Postnuptial agreements (“Postnups” as they are commonly known) are entered into by married couples after their wedding ceremony has already taken place.
They are similar to Prenuptial agreements (“Prenups”) in that they set out what should happen to assets in the event that the marriage breaks down. More people are choosing to have postnups and prenups to ensure that they clearly provide for what should happen in the event of their marriage breaking down.
These agreements need to be “Qualifying” agreements to ensure they carry as much weight as possible.
Avoiding uncertainty, animosity and high costs
Understandably, people who are getting married or who are already married do not like to think that their marriage may end. However, there are those who take a pragmatic approach and agree to detail in a document how their finances shall be dealt with in the event they were to go their separate ways.
Why do they do this? It’s often because they’re seeking to avoid the uncertainty, animosity and high costs that can follow if there is no such agreement in place.
Protecting your wealth and inheritance
Many people marry in later life, when they have built up wealth prior to their relationship. They may have already experienced a relationship breakdown and don’t want to experience the same uncertainty and turmoil again, regarding the division of finances.
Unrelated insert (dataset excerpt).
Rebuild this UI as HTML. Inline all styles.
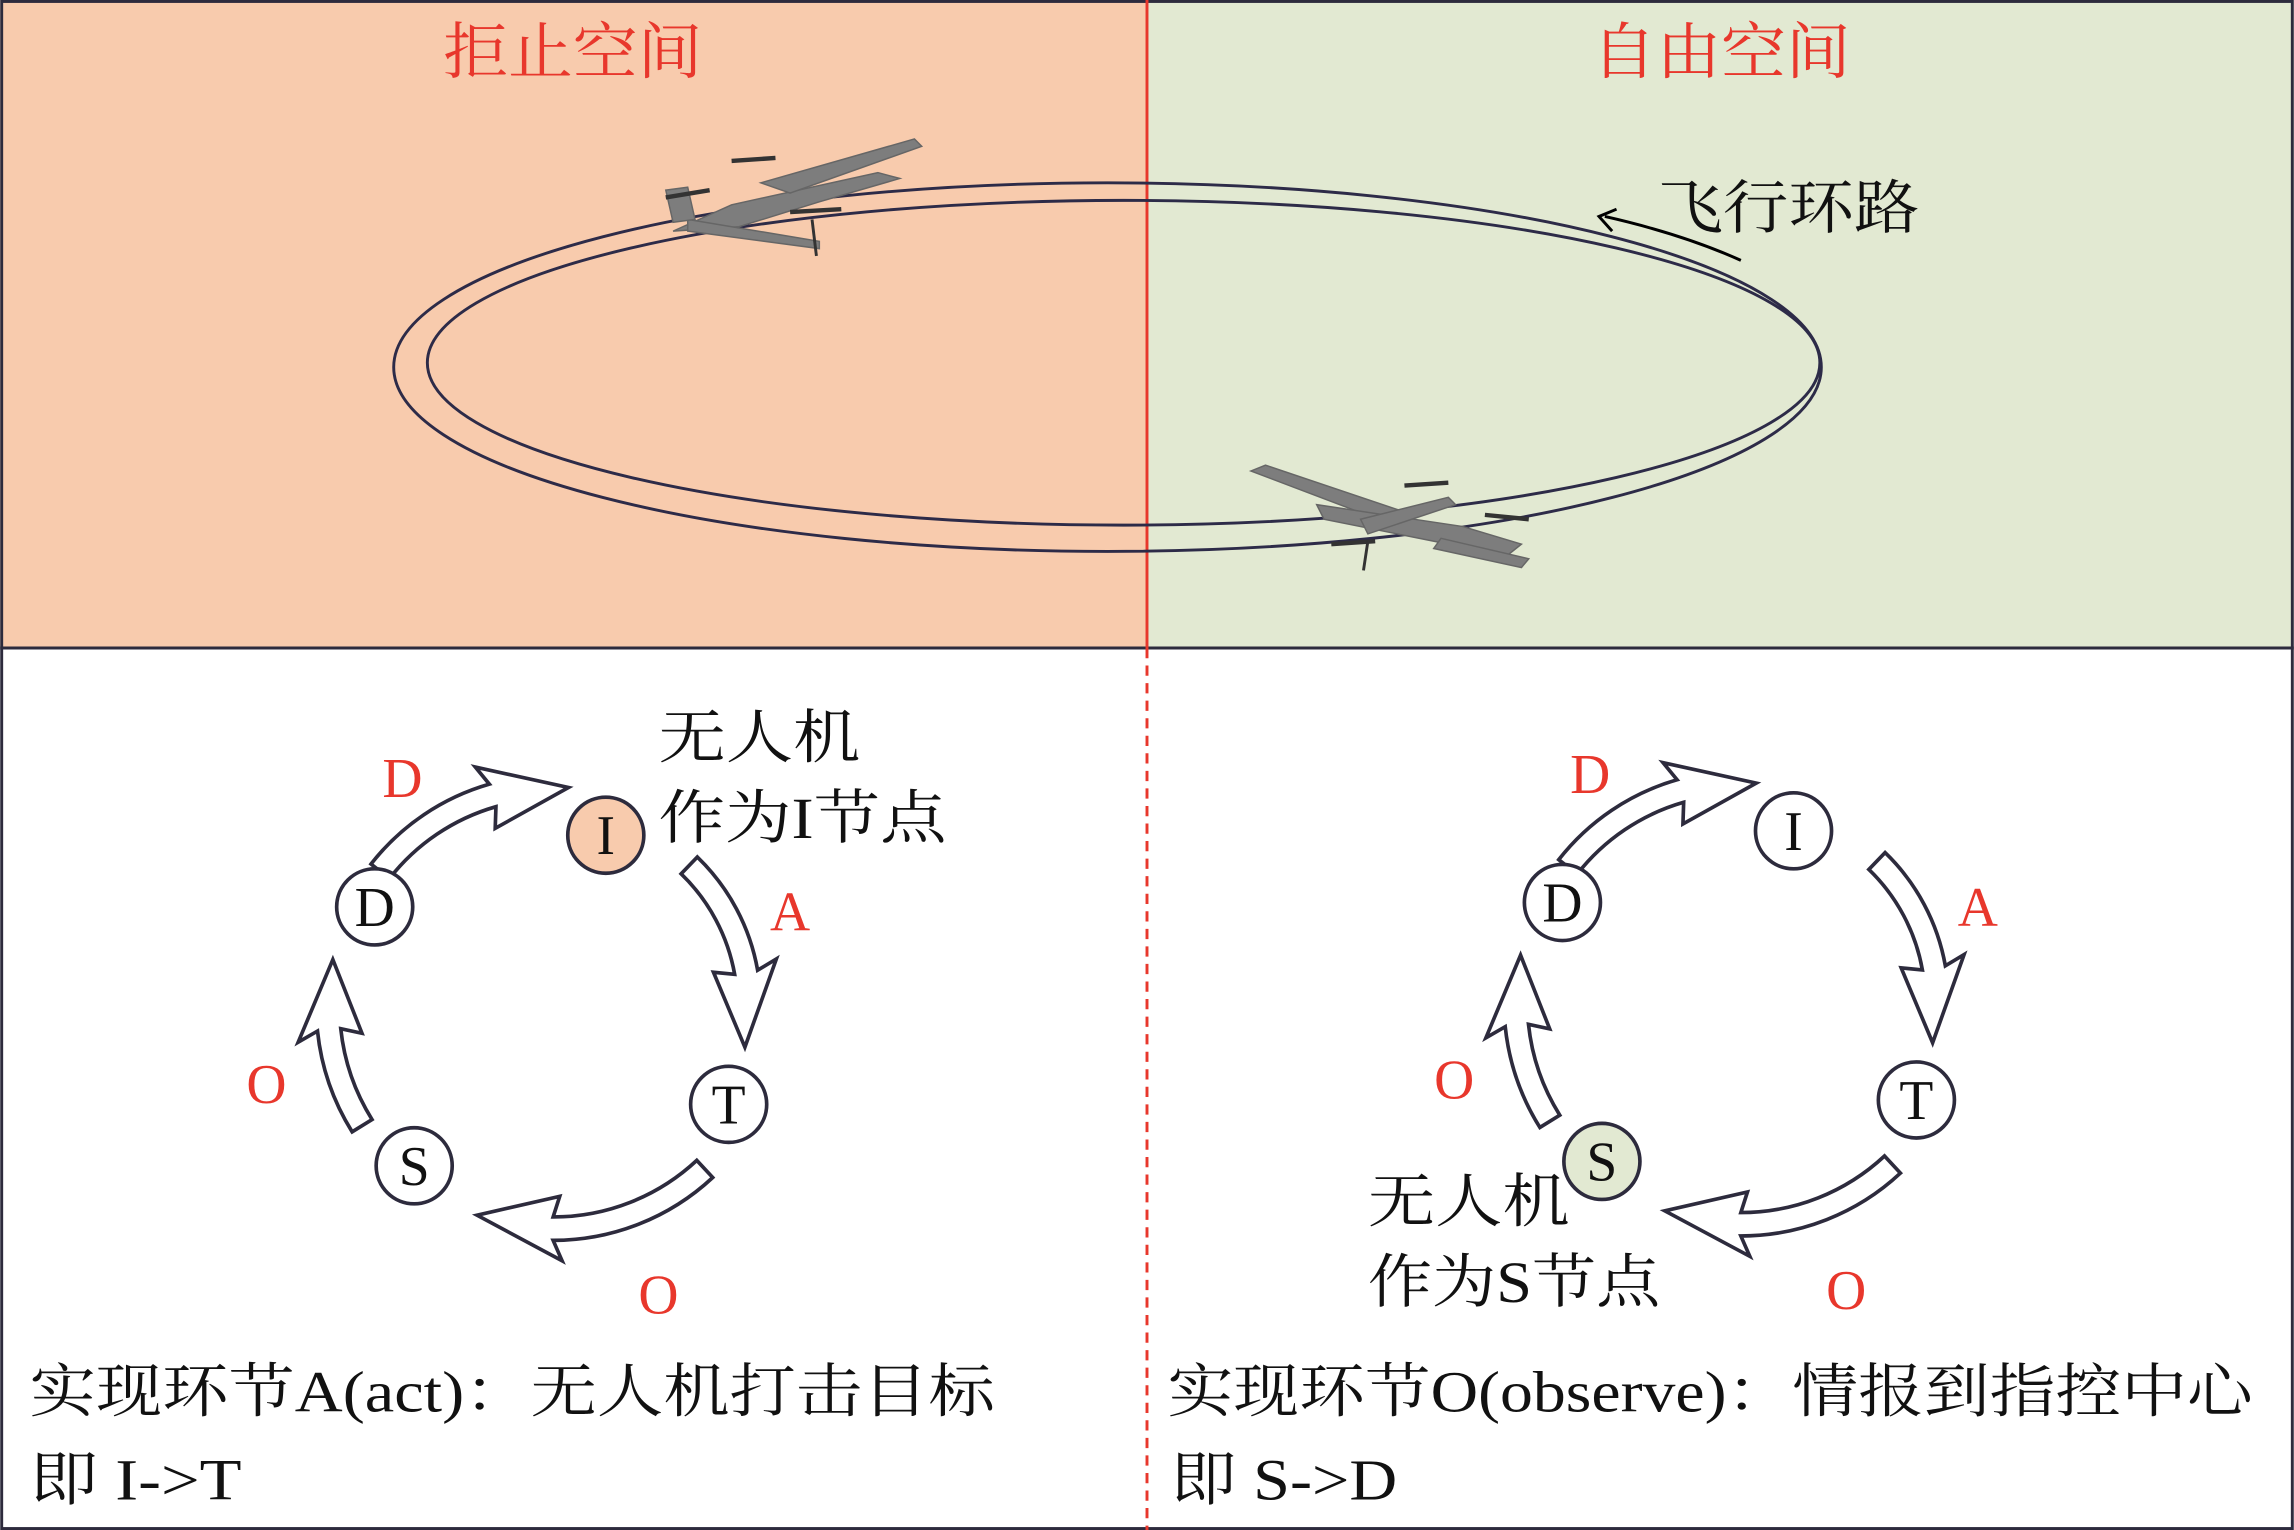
<!DOCTYPE html>
<html><head><meta charset="utf-8"><style>
html,body{margin:0;padding:0;background:#fff}
svg{display:block}
text{font-family:"Liberation Serif","Noto Serif CJK SC",serif}
</style></head><body>
<svg id="s" width="2294" height="1530" viewBox="0 0 1568 1046" xmlns="http://www.w3.org/2000/svg">
<rect x="0" y="0" width="784" height="443" fill="#f8cbad"/>
<rect x="784" y="0" width="784" height="443" fill="#e2e9d2"/>
<rect x="1" y="1" width="1566" height="1044" fill="none" stroke="#2d2b3d" stroke-width="2"/>
<line x1="0" y1="443" x2="1568" y2="443" stroke="#2d2b3d" stroke-width="2"/>
<line x1="784" y1="0" x2="784" y2="443" stroke="#e8372c" stroke-width="2"/>
<line x1="784" y1="443" x2="784" y2="1046" stroke="#e8372c" stroke-width="2" stroke-dasharray="7,5"/>
<text x="303" y="50" font-size="42" fill="#e8372c" textLength="177" lengthAdjust="spacingAndGlyphs">拒止空间</text>
<text x="1088" y="50" font-size="42" fill="#e8372c" textLength="177" lengthAdjust="spacingAndGlyphs">自由空间</text>
<ellipse cx="757" cy="251" rx="488" ry="126" fill="none" stroke="#2d2b48" stroke-width="2"/>
<ellipse cx="768" cy="248" rx="476" ry="111" fill="none" stroke="#2d2b48" stroke-width="2"/>
<path d="M1190 178 Q1150 160 1097 148" fill="none" stroke="#000" stroke-width="2"/>
<path d="M1105 143 L1093 148 L1102 158" fill="none" stroke="#000" stroke-width="2"/>
<text x="1133" y="156" font-size="40" fill="#111" textLength="179" lengthAdjust="spacingAndGlyphs">飞行环路</text>
<!-- drone 1 -->
<g fill="#7d7d7d" stroke="#666" stroke-width="1">
<polygon points="460,158 500,140 600,118 615,122 560,138 505,155"/>
<polygon points="520,125 625,95 630,100 540,132"/>
<polygon points="470,150 560,165 560,170 470,158"/>
<polygon points="455,130 470,128 475,150 460,152"/>
<line x1="500" y1="110" x2="530" y2="108" stroke="#333" stroke-width="3"/>
<line x1="455" y1="135" x2="485" y2="130" stroke="#333" stroke-width="3"/>
<line x1="540" y1="145" x2="575" y2="143" stroke="#333" stroke-width="3"/>
<line x1="555" y1="150" x2="558" y2="175" stroke="#333" stroke-width="2"/>
</g>
<!-- drone 2 -->
<g fill="#7d7d7d" stroke="#666" stroke-width="1">
<polygon points="855,322 865,318 960,350 950,358"/>
<polygon points="900,345 1000,360 1040,372 1030,380 990,372 905,355"/>
<polygon points="930,355 990,340 995,345 935,365"/>
<polygon points="985,368 1045,382 1040,388 980,375"/>
<line x1="960" y1="332" x2="990" y2="330" stroke="#333" stroke-width="3"/>
<line x1="1015" y1="352" x2="1045" y2="355" stroke="#333" stroke-width="3"/>
<line x1="910" y1="372" x2="940" y2="370" stroke="#333" stroke-width="3"/>
<line x1="935" y1="370" x2="932" y2="390" stroke="#333" stroke-width="2"/>
</g>
<g id="cyc"></g>
<text x="450" y="518" font-size="40" fill="#111" textLength="138" lengthAdjust="spacingAndGlyphs">无人机</text>
<text x="450" y="573" font-size="40" fill="#111" textLength="197" lengthAdjust="spacingAndGlyphs">作为I节点</text>
<text x="935" y="835" font-size="40" fill="#111" textLength="138" lengthAdjust="spacingAndGlyphs">无人机</text>
<text x="935" y="890" font-size="40" fill="#111" textLength="200" lengthAdjust="spacingAndGlyphs">作为S节点</text>
<text x="20" y="965" font-size="40" fill="#111" textLength="660" lengthAdjust="spacingAndGlyphs">实现环节A(act)：无人机打击目标</text>
<text x="20" y="1025" font-size="40" fill="#111" textLength="145" lengthAdjust="spacingAndGlyphs">即 I-&gt;T</text>
<text x="798" y="965" font-size="40" fill="#111" textLength="742" lengthAdjust="spacingAndGlyphs">实现环节O(observe)：情报到指控中心</text>
<text x="800" y="1025" font-size="40" fill="#111" textLength="155" lengthAdjust="spacingAndGlyphs">即 S-&gt;D</text>
</svg>
<script>
(function(){
var g=document.getElementById('cyc'),out='';
function P(cx,cy,r,a){a=a*Math.PI/180;return (cx+r*Math.cos(a)).toFixed(1)+','+(cy+r*Math.sin(a)).toFixed(1);}
function arrow(cx,cy,r,a0,a1,a2){var w=8,h=22;
var d='M'+P(cx,cy,r-w,a0)+' A'+(r-w)+','+(r-w)+' 0 0 1 '+P(cx,cy,r-w,a1)+' L'+P(cx,cy,r-h,a1-2)+' L'+P(cx,cy,r,a2)+' L'+P(cx,cy,r+h,a1-2)+' L'+P(cx,cy,r+w,a1)+' A'+(r+w)+','+(r+w)+' 0 0 0 '+P(cx,cy,r+w,a0)+' Z';
return '<path d="'+d+'" fill="#fff" stroke="#2d2b3d" stroke-width="2.5"/>';}
function cyc(dx,dy,special){
var cx=378+dx,cy=688+dy;
out+=arrow(cx,cy,150,218,254,274);
out+=arrow(cx,cy,134,314,350,372);
out+=arrow(cx,cy,152,47,90,110);
out+=arrow(cx,cy,154,148,174,192);
var n=[['I',414,571],['D',256,620],['T',498,755],['S',283,797]];
n.forEach(function(k){var f='#fff';if(k[0]==special)f=special=='I'?'#f8cbad':'#e2e9d2';
out+='<circle cx="'+(k[1]+dx)+'" cy="'+(k[2]+dy)+'" r="26" fill="'+f+'" stroke="#2d2b3d" stroke-width="2.5"/>';
out+='<text x="'+(k[1]+dx)+'" y="'+(k[2]+dy+13)+'" font-size="38" text-anchor="middle" fill="#111">'+k[0]+'</text>';});
var l=[['D',275,545],['A',540,636],['O',182,754],['O',450,898]];
l.forEach(function(k){out+='<text x="'+(k[1]+dx)+'" y="'+(k[2]+dy)+'" font-size="38" text-anchor="middle" fill="#e8372c">'+k[0]+'</text>';});
}
cyc(0,0,'I');cyc(812,-3,'S');
g.innerHTML=out;
})();
</script>
</body></html>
They may also want their children from a previous relationship to receive their wealth, without the fear of it passing automatically to their new spouse.
When people realise just how emotionally draining and expensive a separation without one can be, they are often encouraged to seriously consider having one drawn up.
It is worth remembering that a marriage is already a contract between two people, so a contract setting out their position in relation to finances makes a lot of sense and should at least be considered.